Retype the data exactly, from its first line to the line containing "285 L410 285", including both, and skip any picture.
|---|
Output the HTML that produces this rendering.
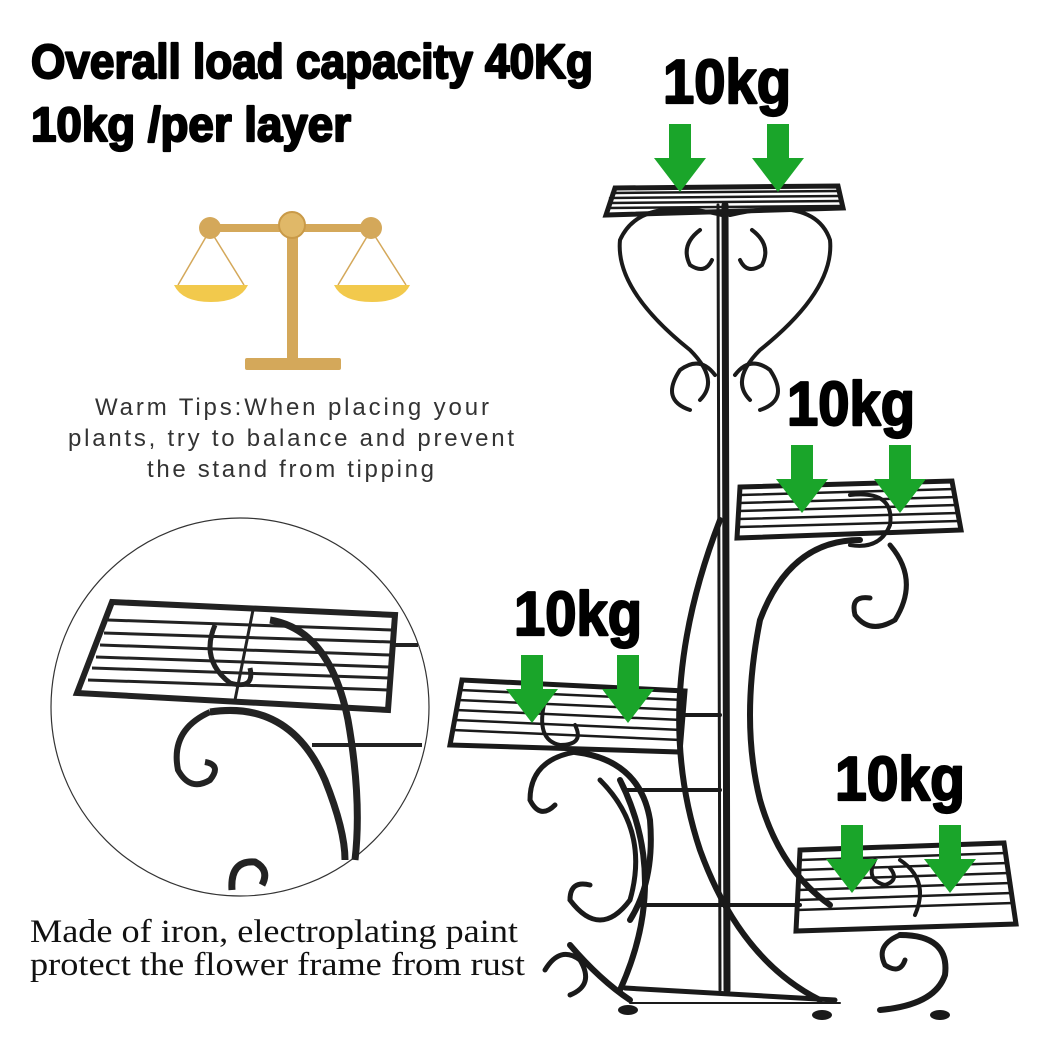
<!DOCTYPE html>
<html><head><meta charset="utf-8"><style>
html,body{margin:0;padding:0;background:#fff}
svg{display:block}
.b{font-family:"Liberation Sans Narrow","Liberation Sans",sans-serif;font-weight:bold;fill:#000;stroke:#000;stroke-width:2.2;stroke-linejoin:round}
.t{font-family:"Liberation Sans",sans-serif;font-size:24px;fill:#333}
.s{font-family:"Liberation Serif",serif;font-size:33px;fill:#111}
</style></head><body>
<svg width="1044" height="1044" viewBox="0 0 1044 1044" xmlns="http://www.w3.org/2000/svg">
<defs>
<g id="arr"><rect x="-11" y="0" width="22" height="36" fill="#1aa52a"/><polygon points="-26,34 26,34 0,68" fill="#1aa52a"/></g>
</defs>
<text class="b" x="31" y="78" font-size="48" textLength="562" lengthAdjust="spacingAndGlyphs">Overall load capacity 40Kg</text>
<text class="b" x="31" y="141" font-size="48" textLength="320" lengthAdjust="spacingAndGlyphs">10kg /per layer</text>

<!-- scale -->
<g fill="#d4a85a" stroke="none">
<rect x="287" y="225" width="11" height="135"/>
<rect x="245" y="358" width="96" height="12" rx="2"/>
<rect x="208" y="224" width="165" height="8"/>
<circle cx="292" cy="225" r="13" fill="#e0b868" stroke="#c99a48" stroke-width="2"/>
<circle cx="210" cy="228" r="11"/><circle cx="371" cy="228" r="11"/>
</g>
<g stroke="#d4a85a" stroke-width="1.5" fill="none">
<line x1="210" y1="230" x2="178" y2="285"/><line x1="210" y1="230" x2="244" y2="285"/>
<line x1="371" y1="230" x2="338" y2="285"/><line x1="371" y1="230" x2="406" y2="285"/>
</g>
<path d="M174 285 L248 285 Q240 302 211 302 Q182 302 174 285Z" fill="#f2c94c"/>
<path d="M334 285 L410 285 Q402 302 372 302 Q342 302 334 285Z" fill="#f2c94c"/>

<text class="t" x="95" y="415" textLength="394" lengthAdjust="spacing">Warm Tips:When placing your</text>
<text class="t" x="68" y="446" textLength="446" lengthAdjust="spacing">plants, try to balance and prevent</text>
<text class="t" x="147" y="477" textLength="287" lengthAdjust="spacing">the stand from tipping</text>

<!-- circle detail -->
<circle cx="240" cy="707" r="189" fill="#fff" stroke="#333" stroke-width="1.2"/>
<g stroke="#222" fill="none">
<polygon points="112,602 395,615 388,710 77,693" stroke-width="6"/>
<g stroke-width="3">
<line x1="108" y1="620" x2="392" y2="630"/><line x1="104" y1="633" x2="391" y2="642"/>
<line x1="100" y1="645" x2="390" y2="655"/><line x1="96" y1="657" x2="389" y2="667"/>
<line x1="92" y1="668" x2="389" y2="678"/><line x1="88" y1="680" x2="388" y2="690"/>
<line x1="253" y1="610" x2="235" y2="700"/>
</g>
<path d="M215 625 Q200 660 230 683 Q255 690 250 668" stroke-width="5"/>
<path d="M270 620 Q330 630 348 720 Q362 800 355 860" stroke-width="7"/>
<path d="M210 712 Q290 700 325 780 Q345 830 345 860" stroke-width="7"/>
<path d="M210 712 Q170 730 178 770 Q190 792 210 780 Q222 765 205 762" stroke-width="6"/>
<line x1="395" y1="645" x2="418" y2="645" stroke-width="4"/>
<line x1="312" y1="745" x2="422" y2="745" stroke-width="4"/>
<path d="M232 890 Q230 860 255 862 Q270 870 262 885" stroke-width="7"/>
</g>

<text class="s" x="30" y="942" textLength="488" lengthAdjust="spacingAndGlyphs">Made of iron, electroplating paint</text>
<text class="s" x="30" y="975" textLength="495" lengthAdjust="spacingAndGlyphs">protect the flower frame from rust</text>

<!-- stand -->
<g stroke="#1a1a1a" fill="none" stroke-linecap="round">
<line x1="725" y1="205" x2="727" y2="990" stroke-width="7"/>
<line x1="718" y1="205" x2="720" y2="990" stroke-width="3"/>
<path d="M722 215 Q640 195 620 240 Q615 290 690 350 Q720 380 700 400" stroke-width="4"/>
<path d="M730 215 Q815 195 830 240 Q835 290 760 350 Q730 380 750 400" stroke-width="4"/>
<path d="M690 410 Q660 400 680 370 Q700 355 715 375" stroke-width="4"/>
<path d="M760 410 Q790 400 770 370 Q750 355 735 375" stroke-width="4"/>
<path d="M700 230 Q680 245 690 265 Q705 275 712 260" stroke-width="4"/>
<path d="M752 230 Q772 245 762 265 Q747 275 740 260" stroke-width="4"/>
<polygon points="615,188 838,186 843,208 606,215" stroke-width="5"/>
<g stroke-width="2.5"><line x1="612" y1="193" x2="840" y2="191"/><line x1="610" y1="198" x2="841" y2="196"/><line x1="609" y1="203" x2="842" y2="201"/><line x1="608" y1="208" x2="842" y2="206"/></g>
<polygon points="740,487 952,481 961,530 737,538" stroke-width="5"/>
<g stroke-width="2.5"><line x1="740" y1="495" x2="954" y2="489"/><line x1="739" y1="503" x2="956" y2="497"/><line x1="739" y1="511" x2="957" y2="505"/><line x1="738" y1="519" x2="958" y2="513"/><line x1="738" y1="527" x2="959" y2="521"/></g>
<path d="M860 540 Q790 540 760 620 Q740 720 760 800 Q780 870 830 905" stroke-width="6"/>
<path d="M890 545 Q920 580 895 620 Q870 635 855 615 Q850 595 870 598" stroke-width="5"/>
<path d="M850 495 Q895 490 890 525 Q880 550 850 545" stroke-width="4"/>
<polygon points="462,680 685,691 680,752 450,745" stroke-width="5"/>
<g stroke-width="2.5"><line x1="460" y1="690" x2="684" y2="700"/><line x1="458" y1="700" x2="683" y2="710"/><line x1="456" y1="710" x2="682" y2="720"/><line x1="455" y1="720" x2="682" y2="730"/><line x1="453" y1="730" x2="681" y2="740"/></g>
<path d="M545 700 Q535 740 560 745 Q585 745 575 725" stroke-width="4"/>
<path d="M575 752 Q640 760 650 820 Q655 880 630 920" stroke-width="6"/>
<path d="M575 752 Q530 760 530 800 Q540 820 555 805" stroke-width="5"/>
<path d="M600 780 Q650 830 630 900 Q600 940 570 900 Q570 880 590 885" stroke-width="5"/>
<line x1="685" y1="715" x2="720" y2="715" stroke-width="4"/>
<line x1="625" y1="790" x2="720" y2="790" stroke-width="4"/>
<line x1="640" y1="905" x2="800" y2="905" stroke-width="4"/>
<path d="M620 780 Q670 880 620 990" stroke-width="6"/>
<path d="M720 520 Q650 700 700 850 Q740 960 820 1000" stroke-width="6"/>
<path d="M545 970 Q560 945 580 960 Q595 985 570 995" stroke-width="5"/>
<path d="M570 945 Q600 980 630 1000" stroke-width="6"/>
<polygon points="800,850 1004,843 1016,924 796,931" stroke-width="5"/>
<g stroke-width="2.5"><line x1="800" y1="860" x2="1006" y2="853"/><line x1="799" y1="870" x2="1008" y2="863"/><line x1="799" y1="880" x2="1009" y2="873"/><line x1="798" y1="890" x2="1011" y2="883"/><line x1="798" y1="900" x2="1012" y2="893"/><line x1="797" y1="910" x2="1013" y2="903"/></g>
<path d="M875 860 Q865 880 885 885 Q900 880 890 868" stroke-width="4"/>
<path d="M900 860 Q930 880 915 915" stroke-width="4"/>
<path d="M900 935 Q950 935 945 975 Q935 1005 880 1010" stroke-width="6"/>
<path d="M900 935 Q875 945 885 965 Q900 975 905 960" stroke-width="5"/>
<line x1="625" y1="988" x2="835" y2="1000" stroke-width="5"/>
<line x1="630" y1="1003" x2="840" y2="1003" stroke-width="2"/>
</g>
<g fill="#1a1a1a"><ellipse cx="628" cy="1010" rx="10" ry="5"/><ellipse cx="822" cy="1015" rx="10" ry="5"/><ellipse cx="940" cy="1015" rx="10" ry="5"/></g>

<text class="b" x="663" y="103" font-size="62" textLength="128" lengthAdjust="spacingAndGlyphs">10kg</text>
<text class="b" x="787" y="425" font-size="62" textLength="128" lengthAdjust="spacingAndGlyphs">10kg</text>
<text class="b" x="514" y="635" font-size="62" textLength="128" lengthAdjust="spacingAndGlyphs">10kg</text>
<text class="b" x="835" y="800" font-size="62" textLength="130" lengthAdjust="spacingAndGlyphs">10kg</text>
<use href="#arr" x="680" y="124"/><use href="#arr" x="778" y="124"/>
<use href="#arr" x="802" y="445"/><use href="#arr" x="900" y="445"/>
<use href="#arr" x="532" y="655"/><use href="#arr" x="628" y="655"/>
<use href="#arr" x="852" y="825"/><use href="#arr" x="950" y="825"/>
</svg>
</body></html>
|---|
◆ **Solution for this task**:
Output the HTML that produces this rendering.
<!DOCTYPE html>
<html><head><meta charset="utf-8"><style>
html,body{margin:0;padding:0;background:#fff}
svg{display:block}
.b{font-family:"Liberation Sans Narrow","Liberation Sans",sans-serif;font-weight:bold;fill:#000;stroke:#000;stroke-width:2.2;stroke-linejoin:round}
.t{font-family:"Liberation Sans",sans-serif;font-size:24px;fill:#333}
.s{font-family:"Liberation Serif",serif;font-size:33px;fill:#111}
</style></head><body>
<svg width="1044" height="1044" viewBox="0 0 1044 1044" xmlns="http://www.w3.org/2000/svg">
<defs>
<g id="arr"><rect x="-11" y="0" width="22" height="36" fill="#1aa52a"/><polygon points="-26,34 26,34 0,68" fill="#1aa52a"/></g>
</defs>
<text class="b" x="31" y="78" font-size="48" textLength="562" lengthAdjust="spacingAndGlyphs">Overall load capacity 40Kg</text>
<text class="b" x="31" y="141" font-size="48" textLength="320" lengthAdjust="spacingAndGlyphs">10kg /per layer</text>

<!-- scale -->
<g fill="#d4a85a" stroke="none">
<rect x="287" y="225" width="11" height="135"/>
<rect x="245" y="358" width="96" height="12" rx="2"/>
<rect x="208" y="224" width="165" height="8"/>
<circle cx="292" cy="225" r="13" fill="#e0b868" stroke="#c99a48" stroke-width="2"/>
<circle cx="210" cy="228" r="11"/><circle cx="371" cy="228" r="11"/>
</g>
<g stroke="#d4a85a" stroke-width="1.5" fill="none">
<line x1="210" y1="230" x2="178" y2="285"/><line x1="210" y1="230" x2="244" y2="285"/>
<line x1="371" y1="230" x2="338" y2="285"/><line x1="371" y1="230" x2="406" y2="285"/>
</g>
<path d="M174 285 L248 285 Q240 302 211 302 Q182 302 174 285Z" fill="#f2c94c"/>
<path d="M334 285 L410 285 Q402 302 372 302 Q342 302 334 285Z" fill="#f2c94c"/>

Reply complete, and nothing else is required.